The best way to prevent these challenges from disrupting your launch plan is to address them from the jump. Below are 6 quick tips for improving your design-to-launch methodology:

1. Be fully transparent
Be diplomatic, but be direct. A little workplace alacrity never hurt anybody, and honesty, almost uniformly, is the best way to serve the ultimate product.
Transparency is especially critical when you're dealing with an aggressively shrinking delivery window comprised of a fluid scope and/or rolling approvals. Keep in mind that conflicting ideas on an approach often drive creativity and increased collaboration.
2. Have a clearly defined, and understood, launch date
Ambiguity is the killer of quality. Timeboxes are important in governing expectations, service design and execution, approvals, and greater business impacts. So how do you work towards a design-sprint model that works for your launch? Try working backwards from one of the project criteria below:
- Calendar-based; number of project days, sprints, or cycles
- Budget-based; how much we can/will feel comfortable investing
- Scope-based; how complex the project is or what deliverables are needed
Clearly communicated deadlines drive accountability, focus, and purpose.
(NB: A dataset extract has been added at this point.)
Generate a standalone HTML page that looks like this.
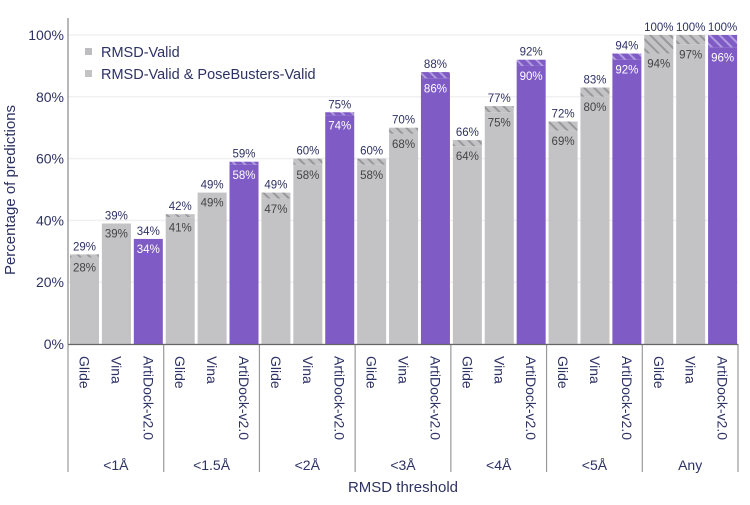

3. Start small, move quickly
Take it day-by-day, piece-by-piece. Remember with iterative delivery, you can bite off digestible chunks of work product and move more rapidly through your task manifest. This approach will also keep you grounded in your 'go-live' priorities. Once those are resolved, you can move into the 'nice to have' list, or at least closer to those items on that never-ending backlog. There's always more work waiting for you post-launch.

4. Designate a tiebreaker
If ambiguity is the killer of quality, indecision is the destroyer of progress. There's nothing worse than getting caught in decision-limbo with a broad group of stakeholders. Determine roles and responsibilities before you start pushing pixels. One defining process we advocate for is creating a RACI (Responsible, Accountable, Consulted, Informed) matrix to aid in mapping out key decision-makers and further establish the rules of engagement. A clear path to a decision is extremely critical to a successful release.
5. Map approvals to objective, user-centered criteria
Use business goals, data, and KPIs to create objective guidelines in order to keep strategy, design, and development in lockstep. The best way to get ahead of subjective, anecdotal 'hot takes' from large-group critiques is to map USER-DRIVEN quantitative and qualitative success metrics to outcomes. "Well I can see where you're coming from Bruce, but 85% of our surveyed users said they don't see value in XYZ." Objectivity goes a long way in building cooperation and alignment.
6. Document, reflect, course correct
The only way we improve is through continuous measurement and course correction from project-to-project. It's critical to find a few minutes a day to annotate product design artifacts, create process notes, and optimization suggestions for the next go-round. Progressive improvement and process optimization is all carried by observant, in-flight documentation and reflection. And remember, you're only as good as your last product launch, kids!